So, since I have such an intelligent and well-read readership, I know ya’ll have heard of the concept of priming (or at least that, rather than admit that you don’t know what I’m talking about, will get thee to Wikipedia. Since I can totally relate to that impulse, I included a link. Because I’m nice that way. And, hey, it’s Christmas.)
Now, I’ve known about priming since I was an dewy-eyed college freshman in Psych 101 (Prob’ly before that, but my memories are sketch cuz I got my head rattled) and I’ve always regarded it with deep suspicion.
Think about it. Merely being exposed to an image or a word with a positive or negative connotation will affect your interpretation of the situation that follows. That’s brainwashing, right there. That’s wrong.
And because I had this big hangup about, you know, skewing my reaction to a situation, I resisted it, ignored the science and the implications and just carried on with my life.
We all know what’s coming, don’t we?
If the screen gets this rosy tinge to it, that’s me blushing. I’m pretty mortified at my findings.
Being of an inquiring and, may I say, intellectual nature, it occurred to me one day that I was actually using priming, unconsciously, in ways which were not to my advantage.
When there was something I didn’t want to do, I obsessed about how horrible it was going to be, what a waste of time all my unwanted commitments were going to be. And then, going in, the confirmation bias rears its ugly head (because you know me, I like to be right!) and things are every bit as sucky as I imagined. Yay, me.
So then I think, “Yeah, but, you know, these things I have to do could be just, objectively sucky.” Uh-huh. That one didn’t even make it past my bullshit detector.
So I resolve that I’m going to prime myself for a good outcome. I’m not “working on a group project by myself because everyone else has better things to do,” I’m, uh…..”I GET to work by myself and do some good thinking and planning about all the other projects I have on the go.”
So then while I was working, I tried planning, but I noticed this resentment kept popping up like every other thought. And when I tried to focus on all the pleasant planning I was doing (because I LOVE to
daydream plan), I noticed that I really didn’t want to let go of my resentment.

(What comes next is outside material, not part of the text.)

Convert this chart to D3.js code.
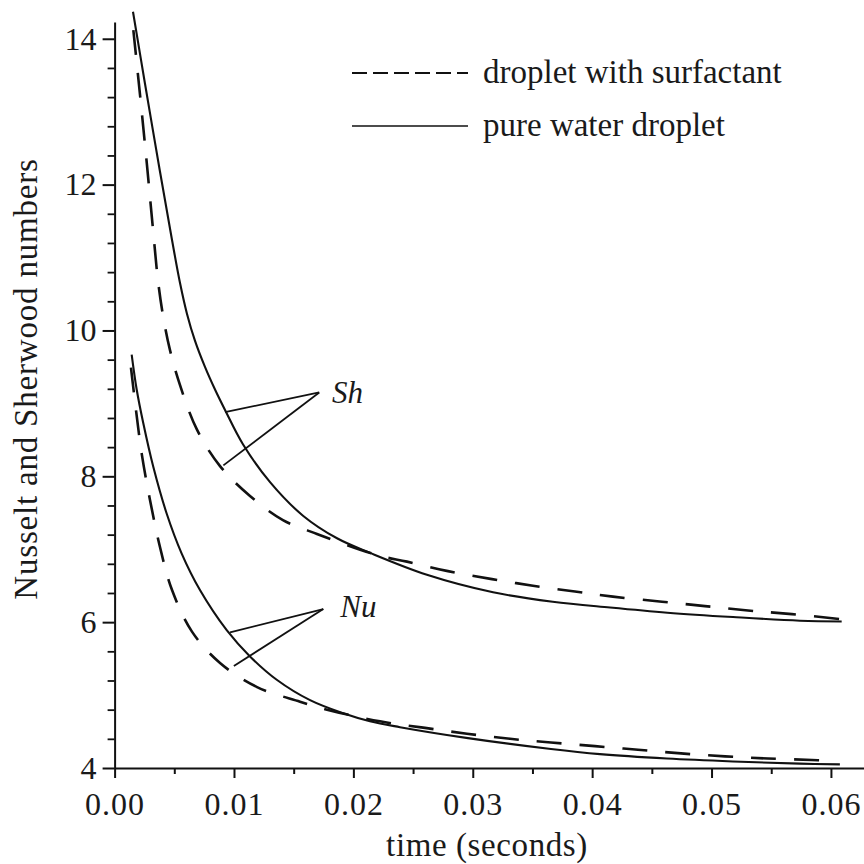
<!DOCTYPE html>
<html>
<head>
<meta charset="utf-8">
<script src="https://cdn.jsdelivr.net/npm/d3@7"></script>
<style>
  html, body { margin: 0; padding: 0; background: #fff; }
  svg { display: block; }
  text { font-family: "Liberation Serif", "Times New Roman", serif; fill: #1a1a1a; }
</style>
</head>
<body>
<svg id="chart" width="864" height="864"></svg>
<script>
// Time (s) and dimensionless numbers for each curve
const shPureT = [0.00154, 0.00255, 0.0038, 0.00481, 0.00548, 0.00606, 0.00673, 0.00757, 0.00841, 0.00925, 0.01075, 0.01302, 0.01578, 0.01863, 0.0214, 0.02616, 0.0317, 0.0367, 0.0415, 0.0463, 0.0518, 0.0574, 0.0609];
const shPureV = [14.37, 13.38, 12.18, 11.24, 10.65, 10.23, 9.86, 9.50, 9.19, 8.91, 8.44, 7.92, 7.46, 7.15, 6.95, 6.65, 6.41, 6.28, 6.20, 6.13, 6.07, 6.02, 6.01];

const shSurfT = [0.00157, 0.00213, 0.00271, 0.00322, 0.00363, 0.00405, 0.00464, 0.00548, 0.0069, 0.00883, 0.01134, 0.0141, 0.01695, 0.02198, 0.02449, 0.02792, 0.03161, 0.03504, 0.03856, 0.04174, 0.04585, 0.04945, 0.05305, 0.05673, 0.06092];
const shSurfV = [14.12, 13.23, 12.27, 11.38, 10.69, 10.21, 9.73, 9.25, 8.64, 8.14, 7.73, 7.40, 7.21, 6.92, 6.83, 6.70, 6.59, 6.50, 6.42, 6.35, 6.28, 6.22, 6.16, 6.11, 6.04];

const nuPureT = [0.00143, 0.00185, 0.0024, 0.00324, 0.00436, 0.00562, 0.00715, 0.00939, 0.01134, 0.01358, 0.01637, 0.01915, 0.02139, 0.0239, 0.0296, 0.03655, 0.04065, 0.04626, 0.05179, 0.0574, 0.06075];
const nuPureV = [9.67, 9.19, 8.73, 8.13, 7.49, 6.94, 6.44, 5.89, 5.53, 5.21, 4.93, 4.75, 4.64, 4.56, 4.41, 4.26, 4.19, 4.13, 4.09, 4.06, 4.05];

const nuSurfT = [0.00137, 0.00179, 0.00229, 0.00296, 0.0038, 0.00481, 0.00648, 0.00883, 0.01193, 0.01553, 0.01779, 0.02223, 0.026, 0.02951, 0.03312, 0.03655, 0.04024, 0.04384, 0.04744, 0.05113, 0.05473, 0.05841, 0.05992];
const nuSurfV = [9.49, 8.91, 8.29, 7.68, 7.03, 6.44, 5.87, 5.44, 5.11, 4.91, 4.80, 4.64, 4.55, 4.47, 4.40, 4.35, 4.30, 4.25, 4.20, 4.16, 4.13, 4.11, 4.10];

const xTicks      = [0, 0.01, 0.02, 0.03, 0.04, 0.05, 0.06];
const xMinorTicks = [0.005, 0.015, 0.025, 0.035, 0.045, 0.055];
const yTicks      = [4, 6, 8, 10, 12, 14];
const yMinorTicks = [4.4, 4.8, 5.2, 5.6, 6.4, 6.8, 7.2, 7.6, 8.4, 8.8, 9.2, 9.6,
                     10.4, 10.8, 11.2, 11.6, 12.4, 12.8, 13.2, 13.6];

const legendLabels = ["droplet with surfactant", "pure water droplet"];

// Leader lines: label anchor, hub where the two strokes meet, and the curve points they touch
const shLabel = { t: 0.0182, v: 9.01, text: "Sh", hub: [0.01714, 9.15], ends: [[0.00925, 8.88], [0.00911, 8.15]] };
const nuLabel = { t: 0.0189, v: 6.07, text: "Nu", hub: [0.01748, 6.18], ends: [[0.00967, 5.86], [0.00999, 5.40]] };

const svg = d3.select("#chart");

const x = d3.scaleLinear().domain([0, 0.06277]).range([114.6, 864]);
const y = d3.scaleLinear().domain([4, 14.23]).range([768, 22]);

// ---- axes ----
const xAxis = svg.append("g").attr("transform", `translate(0,${y(4)})`)
  .call(d3.axisBottom(x).tickValues(xTicks).tickSize(10).tickSizeOuter(0)
        .tickFormat(d3.format(".2f")).tickPadding(14));
xAxis.select(".domain").attr("stroke", "#111").attr("stroke-width", 2);
xAxis.selectAll(".tick line").attr("stroke", "#111").attr("stroke-width", 2);
xAxis.selectAll(".tick text").attr("font-size", 32).attr("letter-spacing", 1);

const xMinor = svg.append("g").attr("transform", `translate(0,${y(4)})`)
  .call(d3.axisBottom(x).tickValues(xMinorTicks).tickSize(6).tickFormat(""));
xMinor.select(".domain").remove();
xMinor.selectAll(".tick line").attr("stroke", "#111").attr("stroke-width", 2);

const yAxis = svg.append("g").attr("transform", `translate(${x(0)},0)`)
  .call(d3.axisLeft(y).tickValues(yTicks).tickSize(12).tickSizeOuter(0)
        .tickFormat(d3.format("d")).tickPadding(6));
yAxis.select(".domain").attr("stroke", "#111").attr("stroke-width", 2);
yAxis.selectAll(".tick line").attr("stroke", "#111").attr("stroke-width", 2);
yAxis.selectAll(".tick text").attr("font-size", 32);

const yMinor = svg.append("g").attr("transform", `translate(${x(0)},0)`)
  .call(d3.axisLeft(y).tickValues(yMinorTicks).tickSize(7).tickFormat(""));
yMinor.select(".domain").remove();
yMinor.selectAll(".tick line").attr("stroke", "#111").attr("stroke-width", 1.8);

// axis titles
svg.append("text")
  .attr("x", 487).attr("y", 856)
  .attr("text-anchor", "middle")
  .attr("font-size", 33).attr("letter-spacing", 0.6)
  .text("time (seconds)");

svg.append("text")
  .attr("transform", "translate(37,379) rotate(-90)")
  .attr("text-anchor", "middle")
  .attr("font-size", 33).attr("letter-spacing", 0.8)
  .text("Nusselt and Sherwood numbers");

// ---- curves ----
const line = d3.line().x(d => x(d[0])).y(d => y(d[1])).curve(d3.curveCatmullRom.alpha(0.5));
const zip = (ts, vs) => ts.map((t, i) => [t, vs[i]]);

const series = [
  { pts: zip(shPureT, shPureV), dashed: false },
  { pts: zip(nuPureT, nuPureV), dashed: false },
  { pts: zip(shSurfT, shSurfV), dashed: true },
  { pts: zip(nuSurfT, nuSurfV), dashed: true }
];

svg.append("g").selectAll("path").data(series).join("path")
  .attr("d", d => line(d.pts))
  .attr("fill", "none")
  .attr("stroke", "#111")
  .attr("stroke-width", d => d.dashed ? 2.6 : 2.1)
  .attr("stroke-dasharray", d => d.dashed ? "25,18" : null);

// ---- curve labels with leader lines ----
[shLabel, nuLabel].forEach(lb => {
  lb.ends.forEach(e => {
    svg.append("line")
      .attr("x1", x(lb.hub[0])).attr("y1", y(lb.hub[1]))
      .attr("x2", x(e[0])).attr("y2", y(e[1]))
      .attr("stroke", "#111").attr("stroke-width", 1.8);
  });
  svg.append("text")
    .attr("x", x(lb.t)).attr("y", y(lb.v))
    .attr("font-size", 31).attr("font-style", "italic")
    .text(lb.text);
});

// ---- legend ----
const legend = svg.append("g");
legendLabels.forEach((lbl, i) => {
  const ly = 73 + i * 53;
  legend.append("line")
    .attr("x1", 352).attr("x2", 468).attr("y1", ly).attr("y2", ly)
    .attr("stroke", "#111").attr("stroke-width", i === 0 ? 2 : 1.6)
    .attr("stroke-dasharray", i === 0 ? "15,6" : null);
  legend.append("text")
    .attr("x", 483).attr("y", ly + 10)
    .attr("font-size", 33)
    .text(lbl);
});
</script>
</body>
</html>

Black and White and Red all over
Yeah. So. That’s a hard pill to swallow. I was getting off on being angry, and put-upon, and feeling like I made sacrifices above and beyond what other people were doing. Color me mortified.
So then, I was forced to examine whether that was my whole resistance to priming as a whole: That I WANTED to wallow in my feelings, whatever they were.
My dear friend Scribbles (that’s the Vile Scribbler to YOU) has pointed out at various times how dumb it is that people often equate “authentic” with “baser, primitive” reactions and raise them upon a pedestal above reasoned, sophisticated reactions. Which is a point that has new resonance right now. Suddenly. Ouch. (Sorry, this wound is a bit raw yet).
With that object lesson firmly fixed in my head, I’m going to be paying a lot closer attention to what I choose to prime myself with. I’ve been moping about holiday traveling and christmassy overwhelm woes and the fact that the year is over and I didn’t get a damn thing done… Done. All done.
Because after I had that mortifying moment, I had the best day I’ve had in a long time. I got on a roll. I made it happen. I stopped at the end of the day without hardly a twinge of guilt, made supper for my husband and took the evening off because I could see that I was making my husband feel like he was worth less to me than my business, and that the sacrifices he was making were unappreciated. And I felt good.
To be honest, I felt like a fricking Pollyanna, and that was … weird. But in a good way. And I want it to happen more often.
Maybe you do, too. And to keep you from getting off the hook, put a blurb in the comments about what you’re going to change.
And Merry Christmas. Or whatever. Be cool.